DATA EXCERPT:
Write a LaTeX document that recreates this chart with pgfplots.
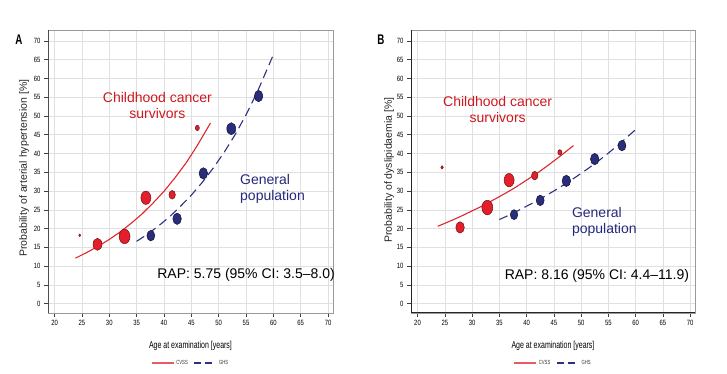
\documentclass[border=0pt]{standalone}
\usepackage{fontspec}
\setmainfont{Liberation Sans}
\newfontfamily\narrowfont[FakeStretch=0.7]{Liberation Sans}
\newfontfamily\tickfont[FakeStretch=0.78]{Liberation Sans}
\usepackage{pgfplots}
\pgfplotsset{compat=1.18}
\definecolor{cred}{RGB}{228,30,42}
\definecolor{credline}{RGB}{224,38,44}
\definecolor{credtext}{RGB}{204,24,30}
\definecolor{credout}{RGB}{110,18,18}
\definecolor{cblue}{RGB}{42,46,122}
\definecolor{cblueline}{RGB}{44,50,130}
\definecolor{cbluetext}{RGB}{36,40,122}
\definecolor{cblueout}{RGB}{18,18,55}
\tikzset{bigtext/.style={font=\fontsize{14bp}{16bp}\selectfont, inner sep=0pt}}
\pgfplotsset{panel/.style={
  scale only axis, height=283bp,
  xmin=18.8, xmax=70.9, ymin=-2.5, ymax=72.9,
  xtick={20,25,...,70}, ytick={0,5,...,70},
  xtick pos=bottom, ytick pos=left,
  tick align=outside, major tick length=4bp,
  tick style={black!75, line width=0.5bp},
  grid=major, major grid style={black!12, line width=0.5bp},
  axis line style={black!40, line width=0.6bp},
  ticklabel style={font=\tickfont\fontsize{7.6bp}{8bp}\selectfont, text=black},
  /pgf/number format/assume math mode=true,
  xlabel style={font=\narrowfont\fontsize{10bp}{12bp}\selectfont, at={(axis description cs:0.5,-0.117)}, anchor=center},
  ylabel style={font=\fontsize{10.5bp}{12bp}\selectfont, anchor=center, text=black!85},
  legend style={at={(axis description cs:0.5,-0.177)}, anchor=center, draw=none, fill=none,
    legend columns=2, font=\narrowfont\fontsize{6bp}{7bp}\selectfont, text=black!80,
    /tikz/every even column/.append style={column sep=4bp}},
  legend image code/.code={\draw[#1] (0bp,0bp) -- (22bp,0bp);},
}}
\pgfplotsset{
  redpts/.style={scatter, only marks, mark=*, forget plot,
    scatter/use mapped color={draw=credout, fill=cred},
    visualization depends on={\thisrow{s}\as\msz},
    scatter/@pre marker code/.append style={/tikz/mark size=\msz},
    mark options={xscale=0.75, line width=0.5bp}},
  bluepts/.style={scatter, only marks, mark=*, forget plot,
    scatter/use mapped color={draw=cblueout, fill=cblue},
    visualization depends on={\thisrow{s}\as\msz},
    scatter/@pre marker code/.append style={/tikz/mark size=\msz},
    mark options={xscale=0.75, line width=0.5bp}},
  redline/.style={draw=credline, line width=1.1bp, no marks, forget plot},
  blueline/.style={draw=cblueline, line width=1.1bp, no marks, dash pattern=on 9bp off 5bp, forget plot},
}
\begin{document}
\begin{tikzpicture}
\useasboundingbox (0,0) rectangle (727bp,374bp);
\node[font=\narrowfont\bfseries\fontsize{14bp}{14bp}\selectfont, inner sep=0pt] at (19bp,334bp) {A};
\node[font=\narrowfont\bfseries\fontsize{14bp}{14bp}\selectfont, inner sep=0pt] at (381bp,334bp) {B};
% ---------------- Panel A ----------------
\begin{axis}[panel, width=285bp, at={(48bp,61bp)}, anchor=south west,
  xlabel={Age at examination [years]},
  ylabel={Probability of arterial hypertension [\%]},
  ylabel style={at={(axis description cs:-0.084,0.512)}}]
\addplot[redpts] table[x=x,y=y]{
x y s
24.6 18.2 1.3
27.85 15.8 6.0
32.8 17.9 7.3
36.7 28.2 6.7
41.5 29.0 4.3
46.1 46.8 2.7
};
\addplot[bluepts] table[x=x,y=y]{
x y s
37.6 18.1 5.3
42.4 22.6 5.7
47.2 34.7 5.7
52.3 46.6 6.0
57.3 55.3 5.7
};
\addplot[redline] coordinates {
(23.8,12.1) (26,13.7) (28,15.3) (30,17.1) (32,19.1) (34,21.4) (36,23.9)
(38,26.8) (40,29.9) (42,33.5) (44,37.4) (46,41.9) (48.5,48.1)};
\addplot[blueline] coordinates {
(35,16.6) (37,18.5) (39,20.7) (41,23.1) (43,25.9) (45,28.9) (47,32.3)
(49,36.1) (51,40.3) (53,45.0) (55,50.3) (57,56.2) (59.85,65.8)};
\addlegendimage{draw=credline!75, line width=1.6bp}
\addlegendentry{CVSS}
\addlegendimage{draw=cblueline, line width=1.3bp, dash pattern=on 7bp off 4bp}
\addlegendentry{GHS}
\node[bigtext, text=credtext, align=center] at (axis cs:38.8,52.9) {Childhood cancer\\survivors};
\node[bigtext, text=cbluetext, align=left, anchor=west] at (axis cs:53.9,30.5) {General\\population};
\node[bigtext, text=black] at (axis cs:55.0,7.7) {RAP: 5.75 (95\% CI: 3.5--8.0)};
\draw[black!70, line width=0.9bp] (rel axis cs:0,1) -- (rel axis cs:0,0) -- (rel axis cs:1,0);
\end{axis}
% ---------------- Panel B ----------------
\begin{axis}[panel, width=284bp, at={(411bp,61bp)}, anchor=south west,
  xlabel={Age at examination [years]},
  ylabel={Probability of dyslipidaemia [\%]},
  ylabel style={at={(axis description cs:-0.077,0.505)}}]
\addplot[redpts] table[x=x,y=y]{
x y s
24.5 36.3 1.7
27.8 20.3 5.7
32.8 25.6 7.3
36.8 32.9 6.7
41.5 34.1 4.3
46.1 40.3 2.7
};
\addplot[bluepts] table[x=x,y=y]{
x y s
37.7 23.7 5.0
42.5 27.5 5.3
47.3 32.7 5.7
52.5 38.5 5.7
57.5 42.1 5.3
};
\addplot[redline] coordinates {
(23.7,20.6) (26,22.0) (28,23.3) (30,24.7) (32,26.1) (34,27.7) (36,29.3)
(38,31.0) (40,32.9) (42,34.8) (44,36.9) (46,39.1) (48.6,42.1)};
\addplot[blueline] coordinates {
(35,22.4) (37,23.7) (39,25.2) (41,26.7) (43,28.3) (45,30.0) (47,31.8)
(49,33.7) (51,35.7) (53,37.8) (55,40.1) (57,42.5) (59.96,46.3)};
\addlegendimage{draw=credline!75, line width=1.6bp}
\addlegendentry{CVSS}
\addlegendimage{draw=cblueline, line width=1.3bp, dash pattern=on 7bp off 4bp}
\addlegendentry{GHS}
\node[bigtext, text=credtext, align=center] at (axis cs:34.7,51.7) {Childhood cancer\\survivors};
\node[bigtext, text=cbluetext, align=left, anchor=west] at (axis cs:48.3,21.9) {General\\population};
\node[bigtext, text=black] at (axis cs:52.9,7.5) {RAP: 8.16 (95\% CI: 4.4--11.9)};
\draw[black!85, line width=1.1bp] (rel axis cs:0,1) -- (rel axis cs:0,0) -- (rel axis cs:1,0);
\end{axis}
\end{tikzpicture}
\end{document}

WHAT YOU ARE ASKED TO DO: Write out the listing above again, exactly, but with no pictures in the copy.

WORKED ANSWER:
Write a LaTeX document that recreates this chart with pgfplots.
\documentclass[border=0pt]{standalone}
\usepackage{fontspec}
\setmainfont{Liberation Sans}
\newfontfamily\narrowfont[FakeStretch=0.7]{Liberation Sans}
\newfontfamily\tickfont[FakeStretch=0.78]{Liberation Sans}
\usepackage{pgfplots}
\pgfplotsset{compat=1.18}
\definecolor{cred}{RGB}{228,30,42}
\definecolor{credline}{RGB}{224,38,44}
\definecolor{credtext}{RGB}{204,24,30}
\definecolor{credout}{RGB}{110,18,18}
\definecolor{cblue}{RGB}{42,46,122}
\definecolor{cblueline}{RGB}{44,50,130}
\definecolor{cbluetext}{RGB}{36,40,122}
\definecolor{cblueout}{RGB}{18,18,55}
\tikzset{bigtext/.style={font=\fontsize{14bp}{16bp}\selectfont, inner sep=0pt}}
\pgfplotsset{panel/.style={
  scale only axis, height=283bp,
  xmin=18.8, xmax=70.9, ymin=-2.5, ymax=72.9,
  xtick={20,25,...,70}, ytick={0,5,...,70},
  xtick pos=bottom, ytick pos=left,
  tick align=outside, major tick length=4bp,
  tick style={black!75, line width=0.5bp},
  grid=major, major grid style={black!12, line width=0.5bp},
  axis line style={black!40, line width=0.6bp},
  ticklabel style={font=\tickfont\fontsize{7.6bp}{8bp}\selectfont, text=black},
  /pgf/number format/assume math mode=true,
  xlabel style={font=\narrowfont\fontsize{10bp}{12bp}\selectfont, at={(axis description cs:0.5,-0.117)}, anchor=center},
  ylabel style={font=\fontsize{10.5bp}{12bp}\selectfont, anchor=center, text=black!85},
  legend style={at={(axis description cs:0.5,-0.177)}, anchor=center, draw=none, fill=none,
    legend columns=2, font=\narrowfont\fontsize{6bp}{7bp}\selectfont, text=black!80,
    /tikz/every even column/.append style={column sep=4bp}},
  legend image code/.code={\draw[#1] (0bp,0bp) -- (22bp,0bp);},
}}
\pgfplotsset{
  redpts/.style={scatter, only marks, mark=*, forget plot,
    scatter/use mapped color={draw=credout, fill=cred},
    visualization depends on={\thisrow{s}\as\msz},
    scatter/@pre marker code/.append style={/tikz/mark size=\msz},
    mark options={xscale=0.75, line width=0.5bp}},
  bluepts/.style={scatter, only marks, mark=*, forget plot,
    scatter/use mapped color={draw=cblueout, fill=cblue},
    visualization depends on={\thisrow{s}\as\msz},
    scatter/@pre marker code/.append style={/tikz/mark size=\msz},
    mark options={xscale=0.75, line width=0.5bp}},
  redline/.style={draw=credline, line width=1.1bp, no marks, forget plot},
  blueline/.style={draw=cblueline, line width=1.1bp, no marks, dash pattern=on 9bp off 5bp, forget plot},
}
\begin{document}
\begin{tikzpicture}
\useasboundingbox (0,0) rectangle (727bp,374bp);
\node[font=\narrowfont\bfseries\fontsize{14bp}{14bp}\selectfont, inner sep=0pt] at (19bp,334bp) {A};
\node[font=\narrowfont\bfseries\fontsize{14bp}{14bp}\selectfont, inner sep=0pt] at (381bp,334bp) {B};
% ---------------- Panel A ----------------
\begin{axis}[panel, width=285bp, at={(48bp,61bp)}, anchor=south west,
  xlabel={Age at examination [years]},
  ylabel={Probability of arterial hypertension [\%]},
  ylabel style={at={(axis description cs:-0.084,0.512)}}]
\addplot[redpts] table[x=x,y=y]{
x y s
24.6 18.2 1.3
27.85 15.8 6.0
32.8 17.9 7.3
36.7 28.2 6.7
41.5 29.0 4.3
46.1 46.8 2.7
};
\addplot[bluepts] table[x=x,y=y]{
x y s
37.6 18.1 5.3
42.4 22.6 5.7
47.2 34.7 5.7
52.3 46.6 6.0
57.3 55.3 5.7
};
\addplot[redline] coordinates {
(23.8,12.1) (26,13.7) (28,15.3) (30,17.1) (32,19.1) (34,21.4) (36,23.9)
(38,26.8) (40,29.9) (42,33.5) (44,37.4) (46,41.9) (48.5,48.1)};
\addplot[blueline] coordinates {
(35,16.6) (37,18.5) (39,20.7) (41,23.1) (43,25.9) (45,28.9) (47,32.3)
(49,36.1) (51,40.3) (53,45.0) (55,50.3) (57,56.2) (59.85,65.8)};
\addlegendimage{draw=credline!75, line width=1.6bp}
\addlegendentry{CVSS}
\addlegendimage{draw=cblueline, line width=1.3bp, dash pattern=on 7bp off 4bp}
\addlegendentry{GHS}
\node[bigtext, text=credtext, align=center] at (axis cs:38.8,52.9) {Childhood cancer\\survivors};
\node[bigtext, text=cbluetext, align=left, anchor=west] at (axis cs:53.9,30.5) {General\\population};
\node[bigtext, text=black] at (axis cs:55.0,7.7) {RAP: 5.75 (95\% CI: 3.5--8.0)};
\draw[black!70, line width=0.9bp] (rel axis cs:0,1) -- (rel axis cs:0,0) -- (rel axis cs:1,0);
\end{axis}
% ---------------- Panel B ----------------
\begin{axis}[panel, width=284bp, at={(411bp,61bp)}, anchor=south west,
  xlabel={Age at examination [years]},
  ylabel={Probability of dyslipidaemia [\%]},
  ylabel style={at={(axis description cs:-0.077,0.505)}}]
\addplot[redpts] table[x=x,y=y]{
x y s
24.5 36.3 1.7
27.8 20.3 5.7
32.8 25.6 7.3
36.8 32.9 6.7
41.5 34.1 4.3
46.1 40.3 2.7
};
\addplot[bluepts] table[x=x,y=y]{
x y s
37.7 23.7 5.0
42.5 27.5 5.3
47.3 32.7 5.7
52.5 38.5 5.7
57.5 42.1 5.3
};
\addplot[redline] coordinates {
(23.7,20.6) (26,22.0) (28,23.3) (30,24.7) (32,26.1) (34,27.7) (36,29.3)
(38,31.0) (40,32.9) (42,34.8) (44,36.9) (46,39.1) (48.6,42.1)};
\addplot[blueline] coordinates {
(35,22.4) (37,23.7) (39,25.2) (41,26.7) (43,28.3) (45,30.0) (47,31.8)
(49,33.7) (51,35.7) (53,37.8) (55,40.1) (57,42.5) (59.96,46.3)};
\addlegendimage{draw=credline!75, line width=1.6bp}
\addlegendentry{CVSS}
\addlegendimage{draw=cblueline, line width=1.3bp, dash pattern=on 7bp off 4bp}
\addlegendentry{GHS}
\node[bigtext, text=credtext, align=center] at (axis cs:34.7,51.7) {Childhood cancer\\survivors};
\node[bigtext, text=cbluetext, align=left, anchor=west] at (axis cs:48.3,21.9) {General\\population};
\node[bigtext, text=black] at (axis cs:52.9,7.5) {RAP: 8.16 (95\% CI: 4.4--11.9)};
\draw[black!85, line width=1.1bp] (rel axis cs:0,1) -- (rel axis cs:0,0) -- (rel axis cs:1,0);
\end{axis}
\end{tikzpicture}
\end{document}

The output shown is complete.